>> Begin
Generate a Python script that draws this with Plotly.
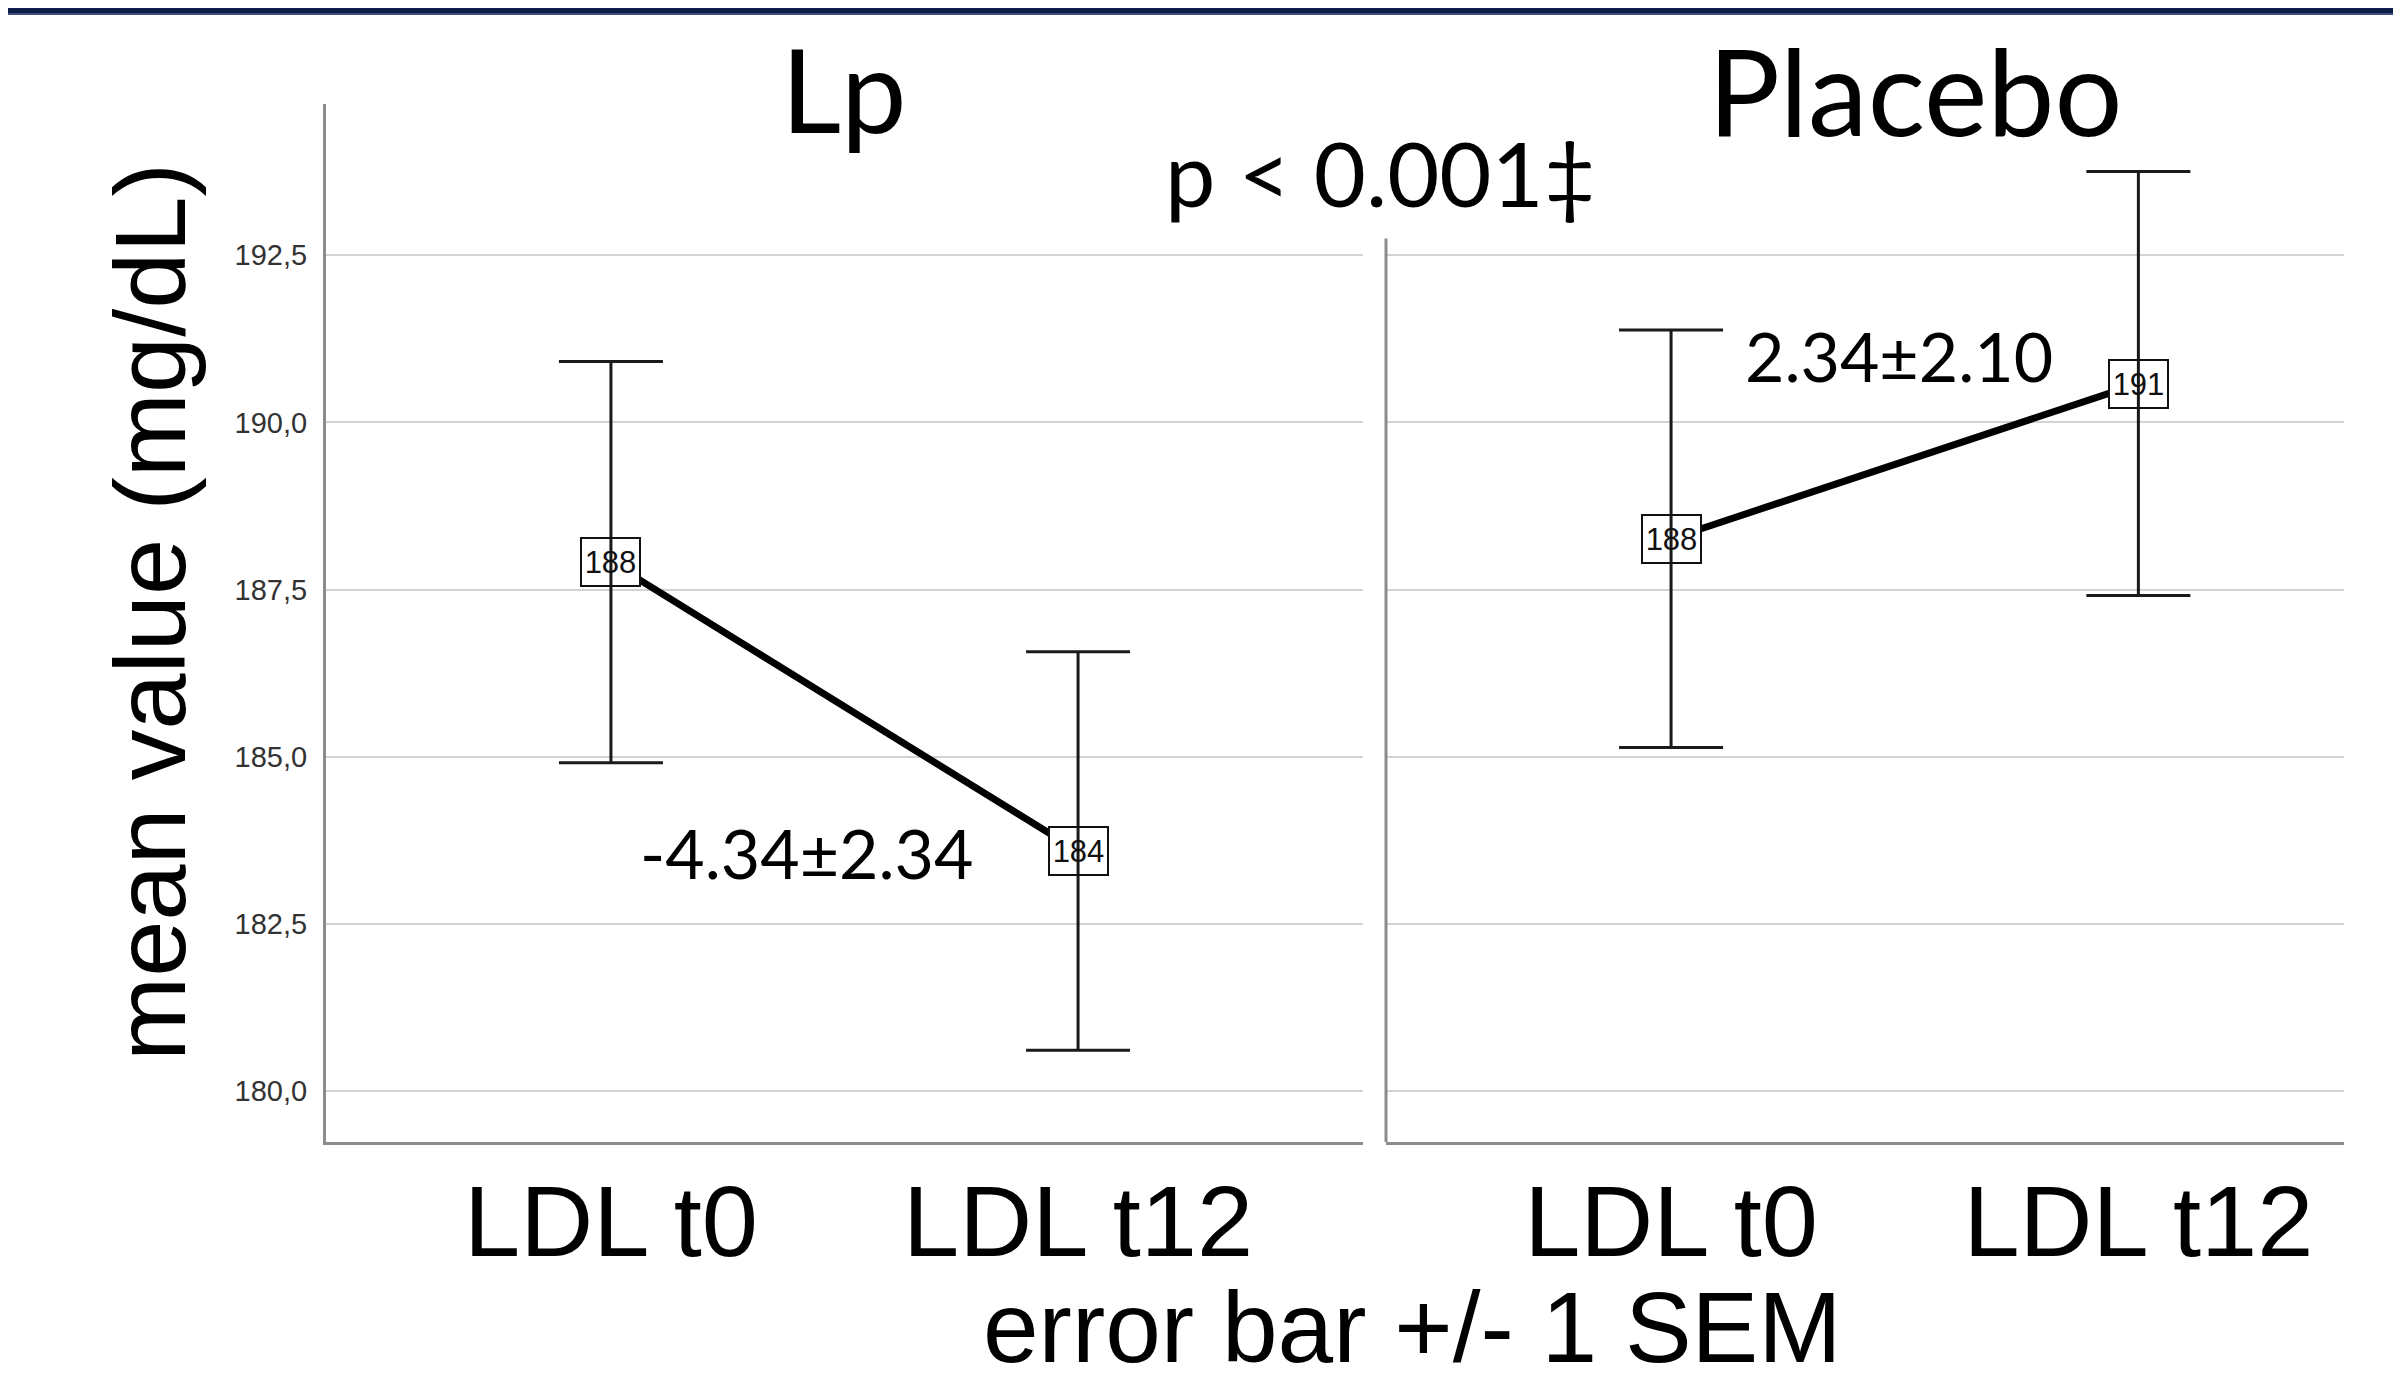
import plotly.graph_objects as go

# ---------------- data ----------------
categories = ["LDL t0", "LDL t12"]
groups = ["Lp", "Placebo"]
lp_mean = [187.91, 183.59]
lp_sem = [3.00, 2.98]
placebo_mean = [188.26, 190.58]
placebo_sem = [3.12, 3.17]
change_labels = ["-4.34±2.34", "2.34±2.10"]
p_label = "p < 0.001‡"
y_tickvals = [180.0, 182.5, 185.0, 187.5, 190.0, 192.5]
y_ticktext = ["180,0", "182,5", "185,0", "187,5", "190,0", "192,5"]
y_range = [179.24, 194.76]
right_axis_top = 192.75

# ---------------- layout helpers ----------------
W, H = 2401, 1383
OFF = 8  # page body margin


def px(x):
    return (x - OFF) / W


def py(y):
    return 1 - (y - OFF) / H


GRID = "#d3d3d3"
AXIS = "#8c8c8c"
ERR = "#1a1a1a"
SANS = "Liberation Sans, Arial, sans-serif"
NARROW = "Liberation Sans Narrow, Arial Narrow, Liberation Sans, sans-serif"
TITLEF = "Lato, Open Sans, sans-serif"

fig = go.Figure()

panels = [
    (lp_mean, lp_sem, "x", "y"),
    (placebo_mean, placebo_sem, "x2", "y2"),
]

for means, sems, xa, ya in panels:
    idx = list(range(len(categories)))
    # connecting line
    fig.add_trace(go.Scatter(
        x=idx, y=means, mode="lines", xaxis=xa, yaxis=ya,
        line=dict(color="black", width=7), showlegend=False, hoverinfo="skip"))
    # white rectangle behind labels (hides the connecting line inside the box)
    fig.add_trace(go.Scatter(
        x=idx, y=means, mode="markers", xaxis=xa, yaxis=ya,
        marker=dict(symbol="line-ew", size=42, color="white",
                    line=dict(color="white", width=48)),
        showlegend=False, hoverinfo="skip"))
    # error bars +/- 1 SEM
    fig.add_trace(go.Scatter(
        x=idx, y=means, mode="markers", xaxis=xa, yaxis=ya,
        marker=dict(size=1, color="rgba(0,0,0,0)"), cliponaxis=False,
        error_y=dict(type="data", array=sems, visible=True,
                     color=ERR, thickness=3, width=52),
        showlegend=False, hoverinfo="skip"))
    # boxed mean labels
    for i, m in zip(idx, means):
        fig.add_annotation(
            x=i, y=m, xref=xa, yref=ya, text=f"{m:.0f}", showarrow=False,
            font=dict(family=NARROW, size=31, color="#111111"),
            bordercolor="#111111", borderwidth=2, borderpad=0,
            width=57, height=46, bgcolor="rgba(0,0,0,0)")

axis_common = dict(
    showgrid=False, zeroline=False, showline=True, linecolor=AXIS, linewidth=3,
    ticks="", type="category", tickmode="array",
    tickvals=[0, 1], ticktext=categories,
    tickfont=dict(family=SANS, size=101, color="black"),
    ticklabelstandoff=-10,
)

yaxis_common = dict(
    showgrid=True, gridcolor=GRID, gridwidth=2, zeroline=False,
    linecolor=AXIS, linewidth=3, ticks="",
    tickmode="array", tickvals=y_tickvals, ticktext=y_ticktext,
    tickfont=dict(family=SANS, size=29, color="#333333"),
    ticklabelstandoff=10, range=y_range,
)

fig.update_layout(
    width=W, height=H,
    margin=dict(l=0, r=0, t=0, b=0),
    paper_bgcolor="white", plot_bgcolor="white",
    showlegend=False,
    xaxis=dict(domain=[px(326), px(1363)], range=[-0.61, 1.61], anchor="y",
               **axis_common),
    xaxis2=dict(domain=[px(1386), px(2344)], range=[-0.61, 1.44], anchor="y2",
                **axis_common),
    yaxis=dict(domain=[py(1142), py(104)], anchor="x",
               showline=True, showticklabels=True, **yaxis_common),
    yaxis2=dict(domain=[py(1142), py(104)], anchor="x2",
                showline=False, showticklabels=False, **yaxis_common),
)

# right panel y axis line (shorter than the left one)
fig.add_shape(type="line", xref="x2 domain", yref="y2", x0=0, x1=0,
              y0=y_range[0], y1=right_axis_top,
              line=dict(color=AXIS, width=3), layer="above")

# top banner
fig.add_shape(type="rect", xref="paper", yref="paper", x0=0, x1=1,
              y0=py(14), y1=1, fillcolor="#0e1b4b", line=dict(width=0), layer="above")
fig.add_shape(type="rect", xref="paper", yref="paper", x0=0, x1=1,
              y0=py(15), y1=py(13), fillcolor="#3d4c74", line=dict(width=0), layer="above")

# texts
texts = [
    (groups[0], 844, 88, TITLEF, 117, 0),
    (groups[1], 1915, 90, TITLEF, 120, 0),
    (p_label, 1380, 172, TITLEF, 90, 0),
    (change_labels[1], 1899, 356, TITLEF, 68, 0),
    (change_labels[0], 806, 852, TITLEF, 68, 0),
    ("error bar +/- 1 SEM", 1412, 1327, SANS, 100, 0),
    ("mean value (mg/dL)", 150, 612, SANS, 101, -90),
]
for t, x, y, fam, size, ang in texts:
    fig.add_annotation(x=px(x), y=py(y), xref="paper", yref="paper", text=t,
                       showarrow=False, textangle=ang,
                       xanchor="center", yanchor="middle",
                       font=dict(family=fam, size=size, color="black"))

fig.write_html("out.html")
>> End
§ **Given problem**: Copy every line of the data word for word, omitting the images.

§ **Answer to the problem**:
Generate a Python script that draws this with Plotly.
import plotly.graph_objects as go

# ---------------- data ----------------
categories = ["LDL t0", "LDL t12"]
groups = ["Lp", "Placebo"]
lp_mean = [187.91, 183.59]
lp_sem = [3.00, 2.98]
placebo_mean = [188.26, 190.58]
placebo_sem = [3.12, 3.17]
change_labels = ["-4.34±2.34", "2.34±2.10"]
p_label = "p < 0.001‡"
y_tickvals = [180.0, 182.5, 185.0, 187.5, 190.0, 192.5]
y_ticktext = ["180,0", "182,5", "185,0", "187,5", "190,0", "192,5"]
y_range = [179.24, 194.76]
right_axis_top = 192.75

# ---------------- layout helpers ----------------
W, H = 2401, 1383
OFF = 8  # page body margin


def px(x):
    return (x - OFF) / W


def py(y):
    return 1 - (y - OFF) / H


GRID = "#d3d3d3"
AXIS = "#8c8c8c"
ERR = "#1a1a1a"
SANS = "Liberation Sans, Arial, sans-serif"
NARROW = "Liberation Sans Narrow, Arial Narrow, Liberation Sans, sans-serif"
TITLEF = "Lato, Open Sans, sans-serif"

fig = go.Figure()

panels = [
    (lp_mean, lp_sem, "x", "y"),
    (placebo_mean, placebo_sem, "x2", "y2"),
]

for means, sems, xa, ya in panels:
    idx = list(range(len(categories)))
    # connecting line
    fig.add_trace(go.Scatter(
        x=idx, y=means, mode="lines", xaxis=xa, yaxis=ya,
        line=dict(color="black", width=7), showlegend=False, hoverinfo="skip"))
    # white rectangle behind labels (hides the connecting line inside the box)
    fig.add_trace(go.Scatter(
        x=idx, y=means, mode="markers", xaxis=xa, yaxis=ya,
        marker=dict(symbol="line-ew", size=42, color="white",
                    line=dict(color="white", width=48)),
        showlegend=False, hoverinfo="skip"))
    # error bars +/- 1 SEM
    fig.add_trace(go.Scatter(
        x=idx, y=means, mode="markers", xaxis=xa, yaxis=ya,
        marker=dict(size=1, color="rgba(0,0,0,0)"), cliponaxis=False,
        error_y=dict(type="data", array=sems, visible=True,
                     color=ERR, thickness=3, width=52),
        showlegend=False, hoverinfo="skip"))
    # boxed mean labels
    for i, m in zip(idx, means):
        fig.add_annotation(
            x=i, y=m, xref=xa, yref=ya, text=f"{m:.0f}", showarrow=False,
            font=dict(family=NARROW, size=31, color="#111111"),
            bordercolor="#111111", borderwidth=2, borderpad=0,
            width=57, height=46, bgcolor="rgba(0,0,0,0)")

axis_common = dict(
    showgrid=False, zeroline=False, showline=True, linecolor=AXIS, linewidth=3,
    ticks="", type="category", tickmode="array",
    tickvals=[0, 1], ticktext=categories,
    tickfont=dict(family=SANS, size=101, color="black"),
    ticklabelstandoff=-10,
)

yaxis_common = dict(
    showgrid=True, gridcolor=GRID, gridwidth=2, zeroline=False,
    linecolor=AXIS, linewidth=3, ticks="",
    tickmode="array", tickvals=y_tickvals, ticktext=y_ticktext,
    tickfont=dict(family=SANS, size=29, color="#333333"),
    ticklabelstandoff=10, range=y_range,
)

fig.update_layout(
    width=W, height=H,
    margin=dict(l=0, r=0, t=0, b=0),
    paper_bgcolor="white", plot_bgcolor="white",
    showlegend=False,
    xaxis=dict(domain=[px(326), px(1363)], range=[-0.61, 1.61], anchor="y",
               **axis_common),
    xaxis2=dict(domain=[px(1386), px(2344)], range=[-0.61, 1.44], anchor="y2",
                **axis_common),
    yaxis=dict(domain=[py(1142), py(104)], anchor="x",
               showline=True, showticklabels=True, **yaxis_common),
    yaxis2=dict(domain=[py(1142), py(104)], anchor="x2",
                showline=False, showticklabels=False, **yaxis_common),
)

# right panel y axis line (shorter than the left one)
fig.add_shape(type="line", xref="x2 domain", yref="y2", x0=0, x1=0,
              y0=y_range[0], y1=right_axis_top,
              line=dict(color=AXIS, width=3), layer="above")

# top banner
fig.add_shape(type="rect", xref="paper", yref="paper", x0=0, x1=1,
              y0=py(14), y1=1, fillcolor="#0e1b4b", line=dict(width=0), layer="above")
fig.add_shape(type="rect", xref="paper", yref="paper", x0=0, x1=1,
              y0=py(15), y1=py(13), fillcolor="#3d4c74", line=dict(width=0), layer="above")

# texts
texts = [
    (groups[0], 844, 88, TITLEF, 117, 0),
    (groups[1], 1915, 90, TITLEF, 120, 0),
    (p_label, 1380, 172, TITLEF, 90, 0),
    (change_labels[1], 1899, 356, TITLEF, 68, 0),
    (change_labels[0], 806, 852, TITLEF, 68, 0),
    ("error bar +/- 1 SEM", 1412, 1327, SANS, 100, 0),
    ("mean value (mg/dL)", 150, 612, SANS, 101, -90),
]
for t, x, y, fam, size, ang in texts:
    fig.add_annotation(x=px(x), y=py(y), xref="paper", yref="paper", text=t,
                       showarrow=False, textangle=ang,
                       xanchor="center", yanchor="middle",
                       font=dict(family=fam, size=size, color="black"))

fig.write_html("out.html")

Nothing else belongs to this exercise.